Artisanal miners at work (File picture)

If anything, the country and its people were bleeding at a time when there was no law or enforcement mechanism to keep and guard the gates.

Revamped policy
Within days, Government gazetted a law to stop this pillage. Still the smuggling of lithium and other strategic ores did not stop; if anything, the illicit mineral ore flows escalated.

A more comprehensive response was thus needed. As I write, exportation of all raw mineral ores from Zimbabwe, including those of lithium, are now illegal, except with the permission of Government. This new law has to be understood together with another one on mining royalties.

From October last year, all mining companies exploiting designated minerals are required to pay half of their royalties to Government in actual processed minerals; the other half of royalties due to Government continue to be paid in cash. This new policy means our country for the first time is beginning to stockpile strategic minerals, thus building reserves for current use, and for future generations.

We thus started 2023 with a completely revamped minerals policy, a new one ever on our African continent and even beyond.
The world has since taken notice, with several countries in comparable circumstances hailing this bold move. Even mining companies are beginning to support the new policy, which I announced at Sabi Star Mine. I went further. I reminded all mining companies to draw up and share with Government their mineral beneficiation plans.

I also reminded them to declare any other mineral by-products co-extensive with the main mineral for which they are licensed. All beneficiation plans have to be time-framed, and will be enforced to the letter. The benefits of this new beneficiation thrust will soon show when a new energy park takes shape in Mapinga, just outside Harare.

The energy park is itself a precursor of things to come in our economy. I applaud all players in the mining sector and in industry who have readily embraced this new policy.
Leveraging on our mineral wealth
Why have we adopted this new thrust in mining? From colonial days right through to our Independence, Zimbabwe was exporting raw mineral ores to other economies of the world, principally those in the Western Hemisphere. The justification for this in colonial times lay in the exploitative policy which divided the world into colonies and metropolises. The latter were even called “Mother Countries”!

Sir Godfrey Huggins, the then leader of the colonial Federation combining the then two Rhodesias and Nyasaland, figuratively called this a relationship of a horse and its rider. We, the satellite ex-colonies, were the horse; the white, so-called Mother Countries were the riders.
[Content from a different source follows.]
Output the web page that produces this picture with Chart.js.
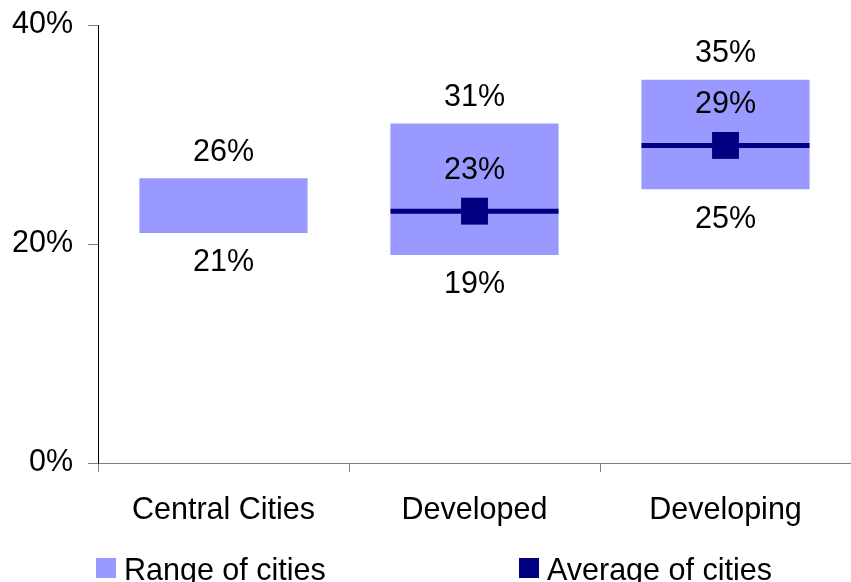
<!DOCTYPE html>
<html>
<head>
<meta charset="utf-8">
<script src="https://cdn.jsdelivr.net/npm/chart.js@4/dist/chart.umd.min.js"></script>
<style>
  body { margin: 0; background: #fff; }
  canvas { display: block; }
</style>
</head>
<body>
<canvas id="rangeChart" width="851" height="582"></canvas>
<script>
const categories = ["Central Cities", "Developed", "Developing"];
const rangeLow = [21, 19, 25];
const rangeHigh = [26, 31, 35];
const averages = [null, 23, 29];
const yTicks = [0, 20, 40];
const legendLabels = ["Range of cities", "Average of cities"];

const RANGE_COLOR = "#9999FF";
const AVG_COLOR = "#000080";
const FONT = "'Liberation Sans', Arial, sans-serif";
const FONT_SIZE = 30.5;

Chart.defaults.font.family = FONT;
Chart.defaults.font.size = FONT_SIZE;
Chart.defaults.color = "#000";

// value labels above / below the bars and over the average marker
const valueLabels = {
  id: "valueLabels",
  afterDatasetsDraw(chart) {
    const {ctx, scales: {x, y}} = chart;
    ctx.save();
    ctx.font = FONT_SIZE + "px " + FONT;
    ctx.fillStyle = "#000";
    ctx.textAlign = "center";
    ctx.textBaseline = "middle";
    categories.forEach((c, i) => {
      const px = x.getPixelForValue(i);
      ctx.fillText(rangeHigh[i] + "%", px, y.getPixelForValue(rangeHigh[i]) - 26);
      ctx.fillText(rangeLow[i] + "%", px, y.getPixelForValue(rangeLow[i]) + 30);
      if (averages[i] !== null)
        ctx.fillText(averages[i] + "%", px, y.getPixelForValue(averages[i]) - 41);
    });
    ctx.restore();
  }
};

// legend sits low and is cut by the bottom edge, so draw it by hand
const bottomLegend = {
  id: "bottomLegend",
  afterDraw(chart) {
    const ctx = chart.ctx;
    const items = [
      {label: legendLabels[0], color: RANGE_COLOR, x: 96},
      {label: legendLabels[1], color: AVG_COLOR, x: 519}
    ];
    ctx.save();
    ctx.font = FONT_SIZE + "px " + FONT;
    ctx.textBaseline = "alphabetic";
    ctx.textAlign = "left";
    items.forEach(it => {
      ctx.fillStyle = it.color;
      ctx.fillRect(it.x, 558, 20, 20);
      ctx.fillStyle = "#000";
      ctx.fillText(it.label, it.x + 28, 580);
    });
    ctx.restore();
  }
};

new Chart(document.getElementById("rangeChart"), {
  type: "bar",
  data: {
    labels: categories,
    datasets: [
      {
        label: legendLabels[0],
        data: rangeLow.map((lo, i) => [lo, rangeHigh[i]]),
        backgroundColor: RANGE_COLOR,
        borderWidth: 0,
        categoryPercentage: 1,
        barPercentage: 0.67,
        order: 3
      },
      {
        type: "line",
        label: "avg line",
        data: averages,
        showLine: false,
        pointStyle: "line",
        pointRadius: 84,
        pointBorderWidth: 5,
        pointBorderColor: AVG_COLOR,
        pointBackgroundColor: AVG_COLOR,
        order: 2
      },
      {
        type: "line",
        label: legendLabels[1],
        data: averages,
        showLine: false,
        pointStyle: "rect",
        pointRadius: 19,
        pointBorderWidth: 0,
        pointBackgroundColor: AVG_COLOR,
        order: 1
      }
    ]
  },
  options: {
    responsive: false,
    animation: false,
    layout: { autoPadding: false, padding: { top: 25, right: 0, bottom: 0, left: 0 } },
    plugins: {
      legend: { display: false },
      tooltip: { enabled: false }
    },
    scales: {
      x: {
        grid: {
          offset: true,
          drawOnChartArea: false,
          drawTicks: true,
          tickLength: 9,
          color: "#808080"
        },
        border: { color: "#808080", width: 1 },
        ticks: { padding: 20, maxRotation: 0 },
        afterFit(scale) {
          scale.height = 119;
          scale.paddingLeft = 0;
          scale.paddingRight = 0;
        }
      },
      y: {
        min: 0,
        max: 40,
        afterBuildTicks(scale) { scale.ticks = yTicks.map(v => ({value: v})); },
        grid: {
          drawOnChartArea: false,
          drawTicks: true,
          tickLength: 10,
          color: "#808080"
        },
        border: { color: "#000", width: 1 },
        ticks: { padding: 15, callback: v => v + "%" },
        afterFit(scale) {
          scale.width = 98;
          scale.paddingTop = 0;
          scale.paddingBottom = 0;
        }
      }
    }
  },
  plugins: [valueLabels, bottomLegend]
});
</script>
</body>
</html>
Yet it is quite hard to find anything maternal in such a one-sided relationship where owners of depletable resources are reduced to mere horses to be ridden by those in whose soil not the smallest particle of gold is found! But then, the times were colonial, in which case the law of conquest governed relations between the metropolitan centre and the colonial periphery.

What of now, a good four-plus decades into our Independence? What justifies the perpetuation of this rider-horse relationship, in the sphere of mining at the very least? Hardly anything defensible! Zimbabwe has no other “mother” except itself. It must produce the milk that its children suckles, and which nourishes them.

Similarly, Zimbabwe is not a horse to be ridden; rather, it is a sovereign country looking to engage and re-engage with other sovereign nations of the world, all on the principle of equality and mutual gain. Above all, it is a young, ambitious nation anxious and ready to leapfrog, so it industrialises and modernises itself rapidly.

We must use all our finite mineral resources to build our capacity to transform and industrialise our economy. Only that way do we develop and modernise our people and society. We can never do so for as long as we see ourselves as suppliers of raw materials to other countries and continents, for their exclusive processing, so, in turn, they turn us into mere buyers and consumers of expensive goods made out of raw materials they will have secured from us for pittance.

In the end, we lose finite resources; we lose value; we lose jobs and skills, simply because we have agreed to be frozen for endless time as producers and exporters of raw materials, including mineral ores! We have to break that colonially-derived legacy.

A new political economy
The time has now come to break false and artificial enclaves created by the colonial mode of production in our economies. Our mining sector must talk to industry, indeed trigger industrialisation in our country where mining takes place. This cannot happen for as long as raw, unprocessed ores are being sent abroad.

The time, too, has come to use our comparative advantage as sources of finite raw materials to cause global capital to relocate to where the resource exists, namely in our country and on our continent.

That way, even skills we lost to the developed world will return home to complement those we build through our own efforts. A new political economy must begin to emerge, until we get to that critical stage where all processing and all value chains are domesticated in our country.

This is the vision I have; indeed, the thinking behind recent measures we took in respect of mining. All those factors, which Professor Beckert identified as transforming global capitalism in a grand way, must now find expression in our country and on our continent.
A new nationalism
My call to all Zimbabweans, both at home and abroad, is for us to develop a new consciousness which is oriented towards a new socio-economy in which transformational processes are domesticated to become resident in our country.

We can no longer be happy to circumvent national markets we create for our minerals, in favour of foreign ones where we are duped and where value is lost or traded cheaply. We need a new nationalism which contests net national value loss through un-strategic exportation of our non-renewables.

And much more. We need to set new sights on skills development and rapid technology uptake so we become useful players in the emerging value-driven socio-economy.

Focused research and development must become the new calling. It is not enough to ban raw mineral ores; we must begin to apply ourselves towards building industrial processes and structures, which transform those ores into semi-to finished products here at home.

On its part, Government will be ready to support and encourage, both through policy and through facilities, any efforts aimed at advancing a value-chain driven socio-economy.

Above all, Government will now proceed by identifying clusters of minerals which together underpin any one value chain so we rapidly take off.

The question we should be asking ourselves in respect of lithium is, what minerals, what capital, what industrial structures, what skills set and what strategic partnerships do we need to launch a new energy industry for a new global age in which Zimbabwe is a notable player?
That is the National Question and challenge.
Nyika inovakwa nekutongwa nevene vayo!